Search code examples
scalalistelasticsearchscala-collectionsscalatest

Control main thread with multiple Future jobs in scala


def fixture =
    new {

      val xyz = new XYZ(spark)
    }    
val fList: scala.collection.mutable.MutableList[scala.concurrent.Future[Dataset[Row]]] = scala.collection.mutable.MutableList[scala.concurrent.Future[Dataset[Row]]]() //mutable List of future means List[Future]

    test("test case") {     
        val tasks = for (i <- 1 to 10) {
          fList ++ scala.collection.mutable.MutableList[scala.concurrent.Future[Dataset[Row]]](Future {
            println("Executing task " + i )
            val ds = read(fixture.etlSparkLayer,i)           
            ds
          })
        }

        Thread.sleep(1000*4200)
        val futureOfList = Future.sequence(fList)//list of Future job in Future sequence       
        println(Await.ready(futureOfList, Duration.Inf))


        val await_result: Seq[Dataset[Row]] = Await.result(futureOfList, Duration.Inf)
        println("Squares: " + await_result)

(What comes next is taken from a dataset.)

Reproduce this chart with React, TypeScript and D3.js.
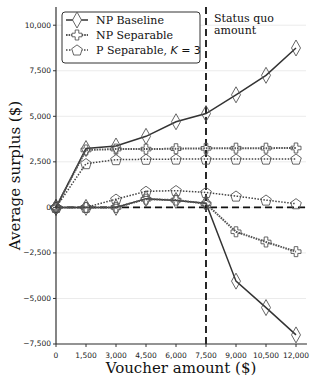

        futureOfList.onComplete {
          case Success(x) => println("Success!!! " + x)
          case Failure(ex) => println("Failed !!! " + ex)
        }               
      }

I am executing one test case with sequence of Future List and List have collection of Future.I trying to execute same fuction multiple time parallely by help of using Future in scala.In my system only 4 job start in one time after completion of 4 jobs next 4 job will starting like that complete all the jobs. So how to start more than 4 job at a time and how main Thread will wait to complete all the Future thread ? I tried Await.result and Await.ready but not able to control main thread , for main thread control i m use Thread.sleep concept.this program is for read from RDBMS table and write in Elasticsearch. So how to control main thread main issue?


Solution

  • Assuming that you use the scala.concurrent.ExecutionContext.Implicits.global ExecutionContext you can tune the number of threads as described here:

    https://github.com/scala/scala/blob/2.12.x/src/library/scala/concurrent/impl/ExecutionContextImpl.scala#L100

    Specifically the following System Properties: scala.concurrent.context.minThreads, scala.concurrent.context.numThreads. scala.concurrent.context.maxThreads, and scala.concurrent.context.maxExtraThreads

    Otherwise, you can rewrite your code to something like this:

    import scala.collection.immutable
    import scala.concurrent.duration._
    import scala.concurrent._
    import java.util.concurrent.Executors
    
    test("test case") { 
      implicit val ec = ExecutionContext.fromExecutorService(ExecutorService.newFixedThreadPool(NUMBEROFTHREADSYOUWANT))
      val aFuture = Future.traverse(1 to 10) {
        i => Future {
          println("Executing task " + i)
          read(fixture.etlSparkLayer,i) // If this is a blocking operation you may want to consider wrapping it in a `blocking {}`-block.          
        }
      }
      aFuture.onComplete(_ => ec.shutdownNow()) // Only for this test, and to make sure the pool gets cleaned up
      val await_result: immutable.Seq[Dataset[Row]] = Await.result(aFuture, 60.minutes) // Or other timeout
      println("Squares: " + await_result) 
    }